Anyways, this is just a dumb daydream used to get me through certain times. There's probably greater odds I wake up with superpowers than any of this happening. For whatever reason, part of me refuses to give up hope on love (no matter how much money that would help me save). And let's be honest, even if it did finally give up hope, I'd likely be too lazy to deal with the logistical headache of pulling off such a move. Instead I'd just bitch to my friends more (which will probably make some of them wish I did leave). But should you ever look for my Facebook and be unable to find it...

Wednesday, March 14, 2012

Off My Chest, For the Record

I believe that physical attraction is important for any romantic relationship, it should in no way be the defining characteristic of those relationships. Granted, we do live in an MTV-brainwashed society where the most important thing (and often the only thing that matters) is physical appearance. But sometimes I like to imagine that there are still pockets of people out there that are truly committed to developing their minds just as much, if not more, as their bodies (sometimes I even dare to imagine intellectualism coming back in style).

That being said...

I don't know if I'm ever going to get married. I'd like to imagine so, but we never know what life has in store for us. However, should God one day grace me with a wife, you'd better damn well believe she's going to be beautiful. And I mean turn-heads-when-she-enters-the-room beautiful. Or cause-car-wrecks-when-she's-outside-jogging beautiful.

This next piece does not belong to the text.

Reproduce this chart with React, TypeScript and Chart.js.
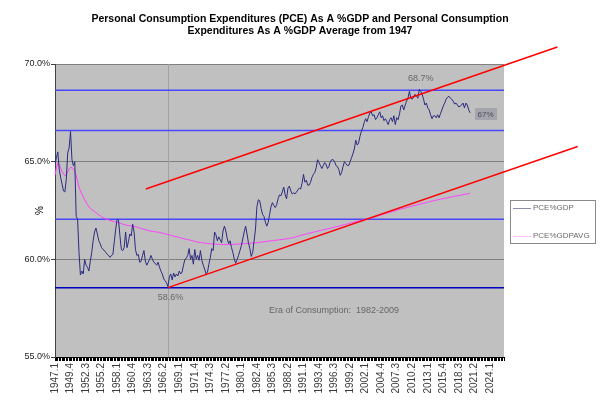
import { useEffect, useRef } from 'react';
import { Chart, registerables } from 'chart.js';
import type { Plugin } from 'chart.js';

Chart.register(...registerables);

// quarterly axis, 1947.1 .. 2026.3, labelled every 11 quarters
const FIRST_YEAR = 1947;
const AXIS_QUARTERS = 319;
const LABEL_EVERY = 11;
const quarterLabels = Array.from(
  { length: AXIS_QUARTERS },
  (_, i) => `${FIRST_YEAR + Math.floor(i / 4)}.${(i % 4) + 1}`
);

const Y_MIN = 55;
const Y_MAX = 70;
const Y_STEP = 5;

const titleLines = [
  'Personal Consumption Expenditures (PCE) As A %GDP and Personal Consumption',
  'Expenditures As A %GDP Average from 1947',
];

const seriesNames = ['PCE%GDP', 'PCE%GDPAVG'];

// PCE as % of GDP, one value per quarter from 1947.1
const pceGdp = [
  64.9, 65.2, 65.5, 64.6, 64.2, 63.85, 63.5, 63.45, 64.1, 65.45,
  65.7, 66.55, 65.1, 64.8, 65.0, 62.2, 62.05, 60.35, 59.2, 59.4,
  59.25, 60.0, 59.7, 59.6, 59.4, 59.9, 60.35, 60.95, 61.4, 61.6,
  61.3, 60.95, 60.8, 60.6, 60.5, 60.45, 60.35, 60.25, 60.2, 60.1,
  60.2, 60.25, 60.9, 61.55, 62.05, 62.0, 61.2, 60.5, 60.45, 60.6,
  61.4, 60.6, 60.9, 61.3, 61.2, 61.8, 61.4, 60.5, 60.2, 60.25,
  59.85, 59.9, 60.2, 60.45, 59.9, 59.7, 59.85, 60.0, 60.2, 60.0,
  59.85, 59.8, 59.7, 59.85, 59.6, 59.4, 59.25, 59.0, 58.9, 58.8,
  58.6, 59.1, 59.25, 58.95, 59.3, 59.1, 59.25, 59.15, 59.4, 59.25,
  59.35, 59.7, 60.0, 60.05, 60.2, 60.55, 60.0, 60.2, 59.75, 60.5,
  60.0, 60.2, 59.95, 60.45, 59.95, 59.7, 59.5, 59.25, 59.35, 59.75,
  60.1, 60.55, 60.45, 61.4, 61.25, 60.95, 61.15, 61.0, 60.85, 61.45,
  61.7, 61.45, 61.05, 60.8, 60.95, 60.6, 60.35, 60.0, 59.8, 60.0,
  60.2, 60.45, 60.7, 61.05, 61.4, 61.7, 61.3, 60.85, 60.55, 60.15,
  60.35, 60.95, 61.55, 62.7, 63.05, 63.0, 62.6, 62.3, 62.2, 61.9,
  61.7, 61.9, 62.3, 62.7, 62.9, 62.75, 62.65, 62.8, 63.1, 63.3,
  63.25, 63.45, 63.7, 63.3, 63.1, 63.65, 63.75, 63.5, 63.35, 63.4,
  63.35, 63.45, 63.55, 63.65, 63.6, 63.9, 64.35, 63.95, 64.05, 63.8,
  63.8, 63.95, 64.2, 64.35, 64.45, 64.7, 65.1, 64.95, 64.8, 64.65,
  64.8, 64.95, 64.85, 64.65, 64.75, 65.0, 65.1, 65.1, 65.0, 64.8,
  64.75, 64.6, 64.3, 64.45, 64.75, 65.0, 64.9, 64.8, 64.8, 65.0,
  65.2, 65.4, 65.65, 66.1, 65.85, 65.95, 66.3, 66.55, 66.75, 67.0,
  67.2, 67.05, 67.3, 67.5, 67.55, 67.35, 67.4, 67.15, 67.25, 67.4,
  67.55, 67.25, 67.35, 67.1, 67.2, 67.05, 66.9, 67.15, 67.25, 67.05,
  67.35, 66.9, 67.25, 67.15, 67.45, 67.85, 67.9, 67.65, 67.9, 68.1,
  68.25, 68.6, 68.25, 68.2, 68.3, 68.45, 68.35, 68.25, 68.7, 68.6,
  68.45, 68.2, 67.9, 68.0, 67.75, 67.65, 67.4, 67.2, 67.35, 67.35,
  67.25, 67.4, 67.25, 67.45, 67.65, 67.85, 68.0, 68.2, 68.3, 68.35,
  68.25, 68.2, 68.1, 67.95, 68.0, 67.9, 67.8, 67.85, 67.9, 68.0,
  67.75, 68.0, 67.9, 67.65, 67.5,
];

// average since 1947
const pceGdpAvg = [
  64.3, 64.7, 64.95, 64.85, 64.65, 64.5, 64.38, 64.28, 64.32, 64.48,
  64.62, 64.7, 64.7, 64.62, 64.52, 64.3, 64.0, 63.7, 63.5, 63.35,
  63.2, 63.05, 62.92, 62.8, 62.68, 62.6, 62.54, 62.49, 62.45, 62.4,
  62.33, 62.28, 62.23, 62.18, 62.14, 62.1, 62.07, 62.05, 62.02, 61.99,
  61.97, 61.95, 61.93, 61.91, 61.89, 61.87, 61.85, 61.83, 61.8, 61.78,
  61.76, 61.74, 61.73, 61.72, 61.71, 61.7, 61.69, 61.67, 61.65, 61.62,
  61.6, 61.58, 61.56, 61.54, 61.52, 61.5, 61.48, 61.46, 61.44, 61.43,
  61.42, 61.41, 61.4, 61.39, 61.38, 61.36, 61.34, 61.32, 61.3, 61.29,
  61.27, 61.25, 61.23, 61.21, 61.19, 61.17, 61.15, 61.14, 61.12, 61.1,
  61.08, 61.06, 61.04, 61.03, 61.01, 61.0, 60.98, 60.96, 60.94, 60.92,
  60.9, 60.89, 60.87, 60.86, 60.85, 60.84, 60.83, 60.82, 60.81, 60.8,
  60.8, 60.79, 60.79, 60.78, 60.78, 60.77, 60.77, 60.77, 60.76, 60.76,
  60.76, 60.76, 60.76, 60.76, 60.76, 60.76, 60.77, 60.77, 60.77, 60.78,
  60.78, 60.79, 60.79, 60.8, 60.8, 60.81, 60.81, 60.82, 60.82, 60.83,
  60.83, 60.84, 60.85, 60.85, 60.86, 60.87, 60.88, 60.89, 60.9, 60.91,
  60.92, 60.93, 60.94, 60.95, 60.95, 60.96, 60.97, 60.98, 60.99, 61.0,
  61.01, 61.02, 61.03, 61.04, 61.05, 61.06, 61.07, 61.09, 61.1, 61.12,
  61.14, 61.16, 61.18, 61.2, 61.22, 61.24, 61.26, 61.28, 61.3, 61.32,
  61.34, 61.35, 61.37, 61.39, 61.41, 61.42, 61.44, 61.46, 61.48, 61.49,
  61.51, 61.53, 61.54, 61.56, 61.58, 61.59, 61.61, 61.63, 61.65, 61.66,
  61.68, 61.7, 61.72, 61.74, 61.76, 61.78, 61.79, 61.81, 61.83, 61.85,
  61.87, 61.89, 61.91, 61.93, 61.95, 61.96, 61.98, 62.0, 62.02, 62.04,
  62.05, 62.07, 62.09, 62.11, 62.13, 62.15, 62.17, 62.19, 62.21, 62.23,
  62.25, 62.27, 62.3, 62.32, 62.34, 62.36, 62.38, 62.41, 62.43, 62.45,
  62.47, 62.49, 62.52, 62.54, 62.56, 62.58, 62.6, 62.61, 62.63, 62.65,
  62.67, 62.69, 62.71, 62.73, 62.75, 62.76, 62.78, 62.8, 62.82, 62.84,
  62.86, 62.87, 62.89, 62.91, 62.93, 62.95, 62.96, 62.98, 63.0, 63.02,
  63.03, 63.05, 63.06, 63.08, 63.09, 63.11, 63.12, 63.14, 63.15, 63.17,
  63.18, 63.2, 63.21, 63.23, 63.24, 63.25, 63.27, 63.28, 63.3, 63.31,
  63.33, 63.34, 63.35, 63.37, 63.38,
];

// horizontal reference levels (%)
const blueLevels = [68.65, 66.6, 62.05];
const lowLevel = 58.55;
const lowQuarter = 80; // 1967.1

// trend channel ends as [quarter index, %]
const upperTrend = [[64.3, 63.6], [355.8, 70.87]];
const lowerTrend = [[80, 58.55], [370.2, 65.78]];

// text notes as [text, quarter index, %]
const notes: [string, number, number][] = [
  ['68.7%', 259, 69.26],
  ['58.6%', 81.8, 58.03],
  ['Era of Consumption:  1982-2009', 197.6, 57.37],
];
const lastNote: [string, number, number] = ['67%', 304.9, 67.44];

const NAVY = '#2b2b80';
const PINK = '#ff3cff';

const overlay: Plugin<'line'> = {
  id: 'overlay',
  beforeDraw(chart) {
    const { ctx, chartArea: a } = chart;
    ctx.save();
    ctx.fillStyle = '#ffffff';
    ctx.fillRect(0, 0, chart.width, chart.height);
    ctx.fillStyle = '#c0c0c0';
    ctx.fillRect(a.left, a.top, a.right - a.left, a.bottom - a.top);
    ctx.restore();
  },
  beforeDatasetsDraw(chart) {
    const { ctx, chartArea: a } = chart;
    const x = chart.scales.x;
    const y = chart.scales.y;
    ctx.save();
    const vx = Math.round(x.getPixelForValue(lowQuarter)) + 0.5;
    ctx.strokeStyle = '#a2a2a2';
    ctx.lineWidth = 1;
    ctx.beginPath();
    ctx.moveTo(vx, a.top);
    ctx.lineTo(vx, a.bottom);
    ctx.stroke();

    ctx.lineWidth = 1.5;
    ctx.strokeStyle = '#4848ff';
    blueLevels.forEach((v) => {
      const py = y.getPixelForValue(v);
      ctx.beginPath();
      ctx.moveTo(a.left, py);
      ctx.lineTo(a.right, py);
      ctx.stroke();
    });
    ctx.strokeStyle = '#0000c0';
    const ly = y.getPixelForValue(lowLevel);
    ctx.beginPath();
    ctx.moveTo(a.left, ly);
    ctx.lineTo(a.right, ly);
    ctx.stroke();
    ctx.restore();
  },
  afterDatasetsDraw(chart) {
    const { ctx } = chart;
    const x = chart.scales.x;
    const y = chart.scales.y;
    ctx.save();
    ctx.strokeStyle = '#ff0000';
    ctx.lineWidth = 1.5;
    [upperTrend, lowerTrend].forEach((seg) => {
      ctx.beginPath();
      ctx.moveTo(x.getPixelForValue(seg[0][0]), y.getPixelForValue(seg[0][1]));
      ctx.lineTo(x.getPixelForValue(seg[1][0]), y.getPixelForValue(seg[1][1]));
      ctx.stroke();
    });
    ctx.restore();
  },
  afterDraw(chart) {
    const { ctx, chartArea: a } = chart;
    const x = chart.scales.x;
    const y = chart.scales.y;
    ctx.save();
    ctx.textAlign = 'center';
    ctx.textBaseline = 'middle';
    ctx.font = '9px "Liberation Sans", Arial, sans-serif';
    ctx.fillStyle = '#666666';
    notes.forEach(([t, q, v]) => {
      ctx.fillText(t, x.getPixelForValue(q), y.getPixelForValue(v));
    });

    // boxed note at the end of the series
    const bx = x.getPixelForValue(lastNote[1]);
    const by = y.getPixelForValue(lastNote[2]);
    ctx.fillStyle = '#a4a4ac';
    ctx.fillRect(Math.round(bx - 11), Math.round(by - 6), 22, 12);
    ctx.font = '8px "Liberation Sans", Arial, sans-serif';
    ctx.fillStyle = '#4a4a5a';
    ctx.fillText(lastNote[0], bx, by + 0.5);

    // legend
    const lx = Math.round(a.right) + 6;
    const lt = 200;
    ctx.fillStyle = '#ffffff';
    ctx.fillRect(lx, lt, 85, 43);
    ctx.strokeStyle = '#8a8a8a';
    ctx.lineWidth = 1;
    ctx.strokeRect(lx + 0.5, lt + 0.5, 85, 43);
    ctx.textAlign = 'left';
    chart.data.datasets.forEach((ds, i) => {
      const iy = lt + 8 + i * 28;
      ctx.strokeStyle = i === 0 ? '#8c8cae' : '#ffc4ff';
      ctx.beginPath();
      ctx.moveTo(lx + 3, iy + 0.5);
      ctx.lineTo(lx + 21, iy + 0.5);
      ctx.stroke();
      ctx.fillStyle = '#6a6a6a';
      ctx.fillText(String(ds.label), lx + 23, iy);
    });
    ctx.restore();
  },
};

export default function App() {
  const canvasRef = useRef<HTMLCanvasElement>(null);
  const chartRef = useRef<Chart | null>(null);

  useEffect(() => {
    document.body.style.margin = '0';
    if (!canvasRef.current) return;
    if (chartRef.current) chartRef.current.destroy();

    Chart.defaults.font.family = '"Liberation Sans", Arial, sans-serif';

    chartRef.current = new Chart(canvasRef.current, {
      type: 'line',
      data: {
        labels: quarterLabels,
        datasets: [
          {
            label: seriesNames[0],
            data: pceGdp,
            borderColor: NAVY,
            borderWidth: 1,
            pointRadius: 0,
            tension: 0,
          },
          {
            label: seriesNames[1],
            data: pceGdpAvg,
            borderColor: PINK,
            borderWidth: 1,
            pointRadius: 0,
            tension: 0,
          },
        ],
      },
      options: {
        animation: false,
        responsive: true,
        maintainAspectRatio: false,
        events: [],
        layout: { padding: 0 },
        plugins: {
          legend: { display: false },
          tooltip: { enabled: false },
          title: {
            display: true,
            text: titleLines,
            color: '#000',
            font: { size: 10.5, weight: 'bold', lineHeight: '12px' },
            padding: { top: 12.75, bottom: 27.25 },
          },
        },
        scales: {
          x: {
            type: 'category',
            offset: false,
            grid: {
              display: true,
              drawOnChartArea: false,
              offset: false,
              tickLength: 4,
              tickColor: '#000',
            },
            border: { color: '#000' },
            ticks: {
              autoSkip: false,
              minRotation: 90,
              maxRotation: 90,
              padding: 2,
              color: '#3a3a3a',
              font: { size: 10 },
              callback: (_v, i) => (i % LABEL_EVERY === 0 ? quarterLabels[i] : ''),
            },
            afterFit: (s) => {
              s.height = 51;
            },
          },
          y: {
            min: Y_MIN,
            max: Y_MAX,
            ticks: {
              stepSize: Y_STEP,
              padding: 1,
              color: '#222',
              font: { size: 9 },
              callback: (v) => Number(v).toFixed(1) + '%',
            },
            grid: {
              color: (c) => (c.tick && c.tick.value === Y_MIN ? 'rgba(0,0,0,0)' : '#808080'),
              tickLength: 4,
              tickColor: '#404040',
            },
            border: { color: '#404040' },
            title: {
              display: true,
              text: '%',
              color: '#000',
              font: { size: 10, lineHeight: '12px' },
              padding: { top: 34, bottom: 0 },
            },
            afterFit: (s) => {
              s.width = 55;
            },
          },
          // empty right-hand strip that holds the legend
          legendSpace: {
            type: 'linear',
            position: 'right',
            display: true,
            grid: { display: false },
            border: { display: false },
            ticks: { display: false },
            afterFit: (s) => {
              s.width = 96;
            },
          },
        },
      },
      plugins: [overlay],
    });

    return () => {
      if (chartRef.current) {
        chartRef.current.destroy();
        chartRef.current = null;
      }
    };
  }, []);

  return (
    <div style={{ width: 600, height: 408, position: 'relative' }}>
      <canvas ref={canvasRef} />
    </div>
  );
}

And I'm not saying this to be a cocky bastard (well, maybe a little), but to let people know they might want to get used to the idea of me being with someone that's "too good for me". And if they don't like the idea, then they're more than welcome to the misery they create for themselves by worrying too much about other people's lives instead of focusing on their own.

Another forewarning: Should future imaginary wife ever become real and her and I are out somewhere public and someone wants to seriously tell me that she's too good for me, they should be prepared to be kicked in the balls. Unless it's a woman telling me that; then she should be ready to get punched in the tits.

*Don't get me wrong, in a sense, I think a man should always treat his wife as though she's too good for him. As in he should always be thankful for her in his life and makes sure she knows that. But that's really where the line should be drawn.